26. According to Plato, who became king of Lydia by using a magic ring that rendered him invisible?
From Quiz Rings of Power in Legend and Literature
Answer:
Gyges
According to the Republic (Glaucon), Gyges “was a [seventh century BCE] shepherd laboring for the then ruler of Lydia [i.e., Candaules, a descendant of Lydia’s first and eponymous King Lydus] and some part of the earth was shattered by a violent thunderstorm developing along with an earthquake and a chasm appeared at the place where he was pasturing. Seeing this and wondering, he went down and the fable says that he saw, among other wonders, a hollow bronze horse having openings, through which, peeping in, he saw that there was a corpse inside, as it seemed, greater than is usual for men, and wearing nothing else but a golden ring at his hand, that he took off before leaving.

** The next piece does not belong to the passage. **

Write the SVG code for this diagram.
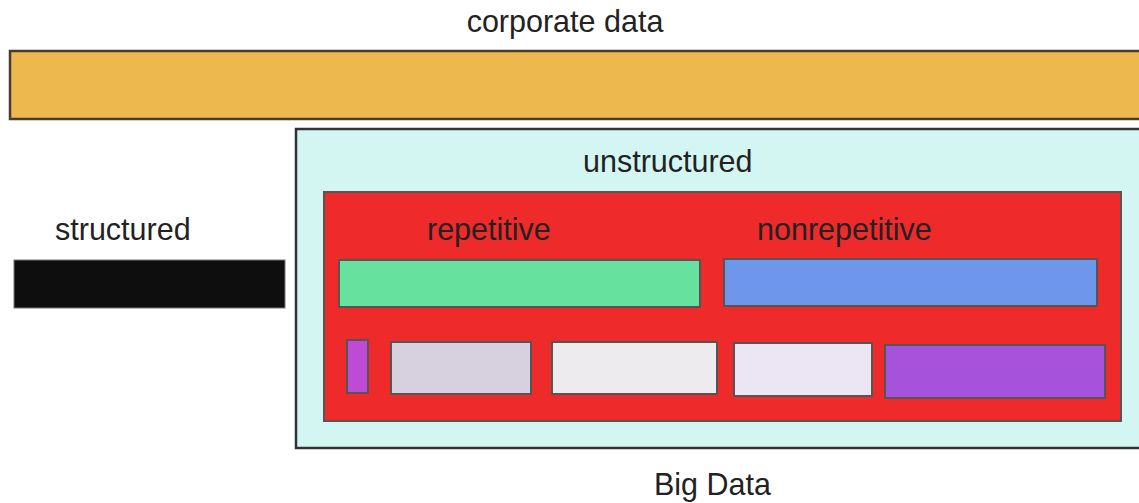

When time came for the shepherds to hold their customary assembly in order to prepare their monthly report to the king about the state of the flocks, he came too, wearing this ring. While he was sitting with the others, it chanced that he moved the collet of the ring around toward himself into the inside of his hand; having done this, he disappeared from the sight of those who were sitting beside him, and they discussed of him as of someone who had left. And he wondered and once again feeling for the ring, he turned the collet outwards and, by turning it, reappeared. Reflecting upon this, he put the ring to the test to see if it indeed had such power, and he came to this conclusion that, by turning the collet inwards, he became invisible, outwards, visible.” (Republic, II, 359b-360b.) Gyges used the power of the ring to get into Candaules’ court, where he seduced Candaules’ queen and slew Candaules himself, taking the kingship and founding the Mermnad dynasty, the strongest dynasty to rule ancient Lydia. Plato argues that even the most just of men would be corrupted by the power of such a ring. (Lydus was an Anatolian king at around the year 1000 BCE; Croesus, Gyges’ great-great-grandson, was the last and most powerful Mermnad king; Alcibiades was a student of Socrates and a ward of Pericles, notable for his overweening ambition.)